Comparisons and Benchmarks

This article is a roadmap for making fair, reproducible comparisons against other renderers (streamdown, react-markdown, or any custom pipeline). It focuses on testing methodology and on how to interpret the metrics StreamMDX records.

What to compare

Time to first visible render: first flush time with a realistic streaming scenario.
Total stream duration: time until the final render is stable.
Stutter and jank: long tasks and RAF delta p95.
Memory growth: peak heap size over the full stream.
Output correctness: HTML regression snapshots for the same fixture.

Recommended workflow

Capture StreamMDX baselines locally using the perf harness.
Re-run the same fixture against competitors using their recommended API.
Keep scenario definitions and chunk/tick sizes identical.
Compare deltas with the harness comparator and log results.
Validate final HTML output against baseline snapshots.

Fixtures and scenarios (current local baselines)

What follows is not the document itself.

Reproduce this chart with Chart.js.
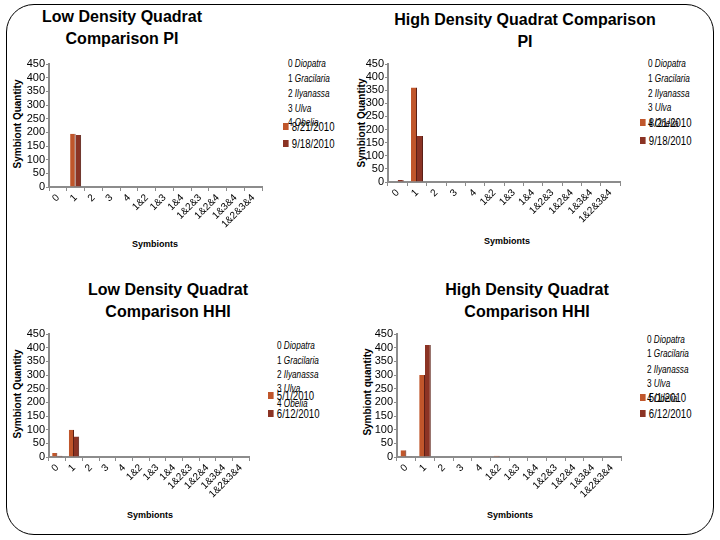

naive-bayes: S1_slow_small, S2_typical, S4_chunky_network
table-large: S2_typical, S6_extreme

StreamMDX perf harness

Start the docs server (required for harness runs):

NEXT_PUBLIC_STREAMING_DEMO_API=true npm run docs:dev

Run the harness (examples):

npm run perf:harness -- --fixture naive-bayes --scenario S1_slow_small --runs 3 --warmup 1 --out tmp/perf-baselines
npm run perf:harness -- --fixture naive-bayes --scenario S2_typical --runs 3 --warmup 1 --out tmp/perf-baselines
npm run perf:harness -- --fixture naive-bayes --scenario S4_chunky_network --runs 3 --warmup 1 --out tmp/perf-baselines
npm run perf:harness -- --fixture table-large --scenario S2_typical --runs 3 --warmup 1 --out tmp/perf-baselines
npm run perf:harness -- --fixture table-large --scenario S6_extreme --runs 3 --warmup 1 --out tmp/perf-baselines

Compare candidates:

npm run perf:compare -- --base tmp/perf-baselines/<baseline> --candidate tmp/perf-baselines/<candidate>

Record results in /docs/perf-quality-changelog and keep run paths up to date in /docs/perf-harness.

Notes on interpretation

First flush is the most user-visible latency metric.
Long task p95 tracks stutter; lower is better.
RAF p95 near 16-17ms indicates smoother animation/scrolling.
Memory peak is most important for multi-stream dashboards.

When the comparison is not apples-to-apples

If another renderer doesn't support MDX, HTML sanitization, or streaming patches, call that out. Use a "reduced" fixture if needed, but keep a second "full" fixture to show StreamMDX's complete feature coverage.